A government spokesperson said: “We welcome this research, which shows four in five councils are supporting our ambitions to deliver net zero by setting out climate action plans, with more expected to follow. Councils have an integral part to play and we will continue to work very closely with local partners to meet our climate change commitments.”

How Somerset turned green

Somerset West and Taunton was the only council to score above 90% and was one of only 21 to get top marks for its plans to improve biodiversity and combat the ecological emergency. It has declared its area a fracking-free zone, pledged to manage council services, buildings and land in a biodiversity-friendly manner, embed ecological initiatives alongside climate action in all work areas, and ensure that addressing both emergencies are strategic priorities for planning policies and design guides for new development. It has developed a climate-positive planning policy and is building zero-carbon council houses, as well as retrofitting existing housing stock. The council’s entire pool car fleet will be electric by the end of 2022.

Dixie Darch, the executive member for climate change at Somerset West and Taunton council, said local authorities should lead by example. “We are committed to putting the climate emergency and environmental responsibility at the heart of what we do. The challenge has never been greater for local councils: it is essential we rise to that challenge,” she said.
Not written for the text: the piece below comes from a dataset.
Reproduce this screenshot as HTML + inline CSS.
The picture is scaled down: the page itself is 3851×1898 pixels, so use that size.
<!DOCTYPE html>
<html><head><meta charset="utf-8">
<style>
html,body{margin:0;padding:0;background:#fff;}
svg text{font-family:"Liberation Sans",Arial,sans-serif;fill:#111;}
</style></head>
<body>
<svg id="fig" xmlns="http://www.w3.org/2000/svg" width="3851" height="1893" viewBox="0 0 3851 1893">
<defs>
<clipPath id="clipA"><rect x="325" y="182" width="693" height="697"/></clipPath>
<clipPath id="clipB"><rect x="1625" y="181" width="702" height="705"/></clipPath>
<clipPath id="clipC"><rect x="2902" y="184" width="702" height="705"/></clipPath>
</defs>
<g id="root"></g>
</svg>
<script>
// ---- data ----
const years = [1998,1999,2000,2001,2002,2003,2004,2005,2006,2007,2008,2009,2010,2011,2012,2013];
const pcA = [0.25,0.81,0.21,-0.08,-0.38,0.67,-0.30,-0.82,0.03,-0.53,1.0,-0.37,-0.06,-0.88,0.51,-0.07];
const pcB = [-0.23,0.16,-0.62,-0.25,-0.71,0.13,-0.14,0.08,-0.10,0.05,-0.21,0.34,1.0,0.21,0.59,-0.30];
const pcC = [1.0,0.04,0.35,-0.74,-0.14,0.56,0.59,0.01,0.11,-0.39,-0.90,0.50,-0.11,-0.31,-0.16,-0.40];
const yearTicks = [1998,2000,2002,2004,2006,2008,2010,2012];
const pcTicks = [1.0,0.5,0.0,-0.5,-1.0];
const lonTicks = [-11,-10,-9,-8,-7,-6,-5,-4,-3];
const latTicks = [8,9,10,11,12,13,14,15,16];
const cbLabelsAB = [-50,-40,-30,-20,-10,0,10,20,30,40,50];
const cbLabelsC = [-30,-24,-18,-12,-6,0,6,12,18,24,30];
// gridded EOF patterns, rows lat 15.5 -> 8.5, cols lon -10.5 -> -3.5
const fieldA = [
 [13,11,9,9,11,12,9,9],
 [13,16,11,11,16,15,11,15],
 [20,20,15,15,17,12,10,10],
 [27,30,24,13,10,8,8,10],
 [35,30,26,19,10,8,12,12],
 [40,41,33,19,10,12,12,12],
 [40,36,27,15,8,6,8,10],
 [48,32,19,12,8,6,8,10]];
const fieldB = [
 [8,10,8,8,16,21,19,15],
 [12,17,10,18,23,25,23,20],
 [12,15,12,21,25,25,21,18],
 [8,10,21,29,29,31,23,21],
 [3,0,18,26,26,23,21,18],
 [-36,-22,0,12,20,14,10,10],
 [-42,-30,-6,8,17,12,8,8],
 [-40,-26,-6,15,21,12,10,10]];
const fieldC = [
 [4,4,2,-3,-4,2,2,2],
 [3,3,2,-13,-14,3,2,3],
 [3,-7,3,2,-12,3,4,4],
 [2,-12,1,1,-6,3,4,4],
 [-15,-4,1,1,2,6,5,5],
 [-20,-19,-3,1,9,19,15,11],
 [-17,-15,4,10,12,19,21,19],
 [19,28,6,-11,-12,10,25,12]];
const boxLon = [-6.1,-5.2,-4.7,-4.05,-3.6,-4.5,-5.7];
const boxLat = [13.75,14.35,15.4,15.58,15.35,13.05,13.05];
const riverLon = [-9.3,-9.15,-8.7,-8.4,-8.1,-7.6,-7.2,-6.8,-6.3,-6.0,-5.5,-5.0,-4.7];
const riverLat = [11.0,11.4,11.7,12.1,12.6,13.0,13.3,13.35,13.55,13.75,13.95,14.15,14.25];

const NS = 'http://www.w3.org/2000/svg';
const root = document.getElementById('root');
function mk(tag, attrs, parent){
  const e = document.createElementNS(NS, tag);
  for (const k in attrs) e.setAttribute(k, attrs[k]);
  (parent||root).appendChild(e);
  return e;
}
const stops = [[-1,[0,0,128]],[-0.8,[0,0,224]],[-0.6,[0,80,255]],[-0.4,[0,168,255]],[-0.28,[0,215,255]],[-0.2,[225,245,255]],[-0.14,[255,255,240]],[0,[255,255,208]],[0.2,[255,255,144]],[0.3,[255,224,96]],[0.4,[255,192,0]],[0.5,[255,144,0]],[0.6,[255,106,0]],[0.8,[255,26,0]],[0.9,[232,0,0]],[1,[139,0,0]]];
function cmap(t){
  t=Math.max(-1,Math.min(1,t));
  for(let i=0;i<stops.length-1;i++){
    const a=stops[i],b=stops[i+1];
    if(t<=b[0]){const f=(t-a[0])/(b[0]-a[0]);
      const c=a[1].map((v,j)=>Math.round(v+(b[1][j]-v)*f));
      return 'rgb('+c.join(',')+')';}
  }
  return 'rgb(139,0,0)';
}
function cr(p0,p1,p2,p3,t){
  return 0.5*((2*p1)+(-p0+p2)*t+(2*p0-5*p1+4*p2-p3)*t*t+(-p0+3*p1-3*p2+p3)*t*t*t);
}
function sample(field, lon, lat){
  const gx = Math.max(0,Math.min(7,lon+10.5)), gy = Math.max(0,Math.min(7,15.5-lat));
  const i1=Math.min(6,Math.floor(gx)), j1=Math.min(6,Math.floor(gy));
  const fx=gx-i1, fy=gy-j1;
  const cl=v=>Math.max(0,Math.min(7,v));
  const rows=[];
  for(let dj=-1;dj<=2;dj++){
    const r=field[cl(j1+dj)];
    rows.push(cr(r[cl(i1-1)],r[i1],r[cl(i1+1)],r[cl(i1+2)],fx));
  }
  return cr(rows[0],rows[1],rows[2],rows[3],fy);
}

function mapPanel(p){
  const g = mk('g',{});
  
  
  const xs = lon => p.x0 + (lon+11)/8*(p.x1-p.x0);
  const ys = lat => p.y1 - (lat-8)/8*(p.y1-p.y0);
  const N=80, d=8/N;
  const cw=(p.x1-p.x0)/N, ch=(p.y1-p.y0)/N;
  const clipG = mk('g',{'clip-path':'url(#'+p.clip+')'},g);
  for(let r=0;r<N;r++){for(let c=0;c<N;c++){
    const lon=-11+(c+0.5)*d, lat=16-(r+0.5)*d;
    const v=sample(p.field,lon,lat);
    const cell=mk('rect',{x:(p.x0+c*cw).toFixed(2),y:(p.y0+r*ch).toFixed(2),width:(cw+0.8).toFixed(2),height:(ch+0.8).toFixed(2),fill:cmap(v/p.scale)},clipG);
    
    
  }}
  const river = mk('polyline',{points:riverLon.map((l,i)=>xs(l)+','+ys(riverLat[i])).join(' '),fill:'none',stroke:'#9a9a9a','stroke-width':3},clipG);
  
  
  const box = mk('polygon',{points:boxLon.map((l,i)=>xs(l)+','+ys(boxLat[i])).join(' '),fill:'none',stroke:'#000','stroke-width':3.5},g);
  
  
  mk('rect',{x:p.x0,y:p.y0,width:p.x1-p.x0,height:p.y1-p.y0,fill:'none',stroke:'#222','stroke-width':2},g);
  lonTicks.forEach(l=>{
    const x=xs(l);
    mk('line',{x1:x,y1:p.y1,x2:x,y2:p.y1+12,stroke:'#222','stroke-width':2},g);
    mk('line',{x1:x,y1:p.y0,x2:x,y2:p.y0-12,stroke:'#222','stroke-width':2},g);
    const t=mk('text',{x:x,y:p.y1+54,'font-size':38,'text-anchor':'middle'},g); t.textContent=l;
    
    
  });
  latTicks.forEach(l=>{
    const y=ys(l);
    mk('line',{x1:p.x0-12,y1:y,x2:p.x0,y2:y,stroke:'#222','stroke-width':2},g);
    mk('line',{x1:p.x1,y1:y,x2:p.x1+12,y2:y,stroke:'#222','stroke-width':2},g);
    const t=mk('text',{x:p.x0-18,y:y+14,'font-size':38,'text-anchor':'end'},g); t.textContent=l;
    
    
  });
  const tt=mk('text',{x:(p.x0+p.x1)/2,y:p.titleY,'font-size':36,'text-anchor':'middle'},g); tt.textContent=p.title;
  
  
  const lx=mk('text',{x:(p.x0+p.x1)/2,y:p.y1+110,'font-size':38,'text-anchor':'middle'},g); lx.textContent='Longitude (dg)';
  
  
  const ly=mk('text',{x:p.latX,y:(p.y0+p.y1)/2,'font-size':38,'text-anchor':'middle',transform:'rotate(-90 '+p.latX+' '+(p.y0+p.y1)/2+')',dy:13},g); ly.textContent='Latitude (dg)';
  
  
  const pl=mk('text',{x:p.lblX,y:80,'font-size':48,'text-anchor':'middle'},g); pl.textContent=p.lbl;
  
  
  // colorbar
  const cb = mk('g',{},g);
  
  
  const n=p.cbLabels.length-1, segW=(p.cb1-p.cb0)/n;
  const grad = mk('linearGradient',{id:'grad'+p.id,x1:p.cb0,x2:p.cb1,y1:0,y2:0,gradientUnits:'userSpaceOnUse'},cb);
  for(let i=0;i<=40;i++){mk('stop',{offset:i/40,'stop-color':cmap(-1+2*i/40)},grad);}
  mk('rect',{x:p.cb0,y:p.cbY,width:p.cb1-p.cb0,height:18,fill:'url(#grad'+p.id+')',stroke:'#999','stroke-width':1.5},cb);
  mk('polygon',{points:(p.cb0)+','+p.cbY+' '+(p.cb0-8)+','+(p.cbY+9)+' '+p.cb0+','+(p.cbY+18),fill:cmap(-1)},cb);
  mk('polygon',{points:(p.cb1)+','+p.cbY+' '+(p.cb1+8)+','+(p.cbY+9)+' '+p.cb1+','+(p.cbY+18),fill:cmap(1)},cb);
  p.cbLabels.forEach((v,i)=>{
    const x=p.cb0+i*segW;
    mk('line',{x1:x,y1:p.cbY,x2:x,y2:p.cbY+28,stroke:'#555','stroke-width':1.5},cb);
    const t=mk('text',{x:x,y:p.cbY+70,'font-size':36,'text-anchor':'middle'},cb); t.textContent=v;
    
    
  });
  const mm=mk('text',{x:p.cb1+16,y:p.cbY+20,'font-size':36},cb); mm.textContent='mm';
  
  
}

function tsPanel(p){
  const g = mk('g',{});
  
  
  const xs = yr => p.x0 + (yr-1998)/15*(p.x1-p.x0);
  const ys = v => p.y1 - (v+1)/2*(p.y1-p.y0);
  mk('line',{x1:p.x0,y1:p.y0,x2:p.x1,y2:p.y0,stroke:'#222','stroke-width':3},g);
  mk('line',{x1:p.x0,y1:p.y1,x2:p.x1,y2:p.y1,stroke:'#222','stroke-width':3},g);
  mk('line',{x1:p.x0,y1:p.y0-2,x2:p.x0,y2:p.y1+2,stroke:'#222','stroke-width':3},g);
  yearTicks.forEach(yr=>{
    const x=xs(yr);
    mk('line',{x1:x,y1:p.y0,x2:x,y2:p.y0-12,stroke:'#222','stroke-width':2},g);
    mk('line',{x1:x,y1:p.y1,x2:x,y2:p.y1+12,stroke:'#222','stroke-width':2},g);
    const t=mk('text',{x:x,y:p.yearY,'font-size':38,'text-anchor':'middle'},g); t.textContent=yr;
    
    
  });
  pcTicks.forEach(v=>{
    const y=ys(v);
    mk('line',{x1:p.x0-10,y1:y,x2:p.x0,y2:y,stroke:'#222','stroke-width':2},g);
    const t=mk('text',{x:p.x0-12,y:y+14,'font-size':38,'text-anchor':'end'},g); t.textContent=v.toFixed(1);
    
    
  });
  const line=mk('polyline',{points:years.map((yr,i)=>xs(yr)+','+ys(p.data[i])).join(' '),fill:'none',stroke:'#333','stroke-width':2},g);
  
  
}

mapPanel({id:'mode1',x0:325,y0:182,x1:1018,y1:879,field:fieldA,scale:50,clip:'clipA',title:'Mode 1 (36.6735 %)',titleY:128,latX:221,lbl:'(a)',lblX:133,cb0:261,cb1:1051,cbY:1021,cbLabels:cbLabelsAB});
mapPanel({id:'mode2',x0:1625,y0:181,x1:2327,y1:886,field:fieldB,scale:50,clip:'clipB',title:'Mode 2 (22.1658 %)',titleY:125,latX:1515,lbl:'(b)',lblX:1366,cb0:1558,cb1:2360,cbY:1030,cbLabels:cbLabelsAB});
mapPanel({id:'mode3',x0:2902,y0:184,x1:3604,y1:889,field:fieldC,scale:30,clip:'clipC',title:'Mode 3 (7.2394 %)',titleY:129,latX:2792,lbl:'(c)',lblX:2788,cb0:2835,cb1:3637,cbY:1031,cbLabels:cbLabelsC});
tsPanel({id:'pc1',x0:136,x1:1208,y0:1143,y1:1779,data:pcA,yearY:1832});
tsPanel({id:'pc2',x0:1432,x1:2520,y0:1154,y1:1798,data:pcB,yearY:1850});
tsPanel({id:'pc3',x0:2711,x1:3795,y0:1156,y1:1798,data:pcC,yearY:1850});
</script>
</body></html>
In addition to its own plan to make the district net zero by 2030, Somerset West has joined with the county council and three other district councils to create a climate emergency strategy for the whole county. This strategy includes developing wind and solar energy on councils’ land, improving public transport and electric vehicle use, and the creation of a nature partnership to improve biodiversity and restore nature. A campaign promoting recycling has led recycling rates to increase to more than 50%, among the highest in England.

Meanwhile, at Somerset county council, the highest-scoring county, initiatives include a £1.5m climate emergency fund for community projects that help the county become more resilient to climate change.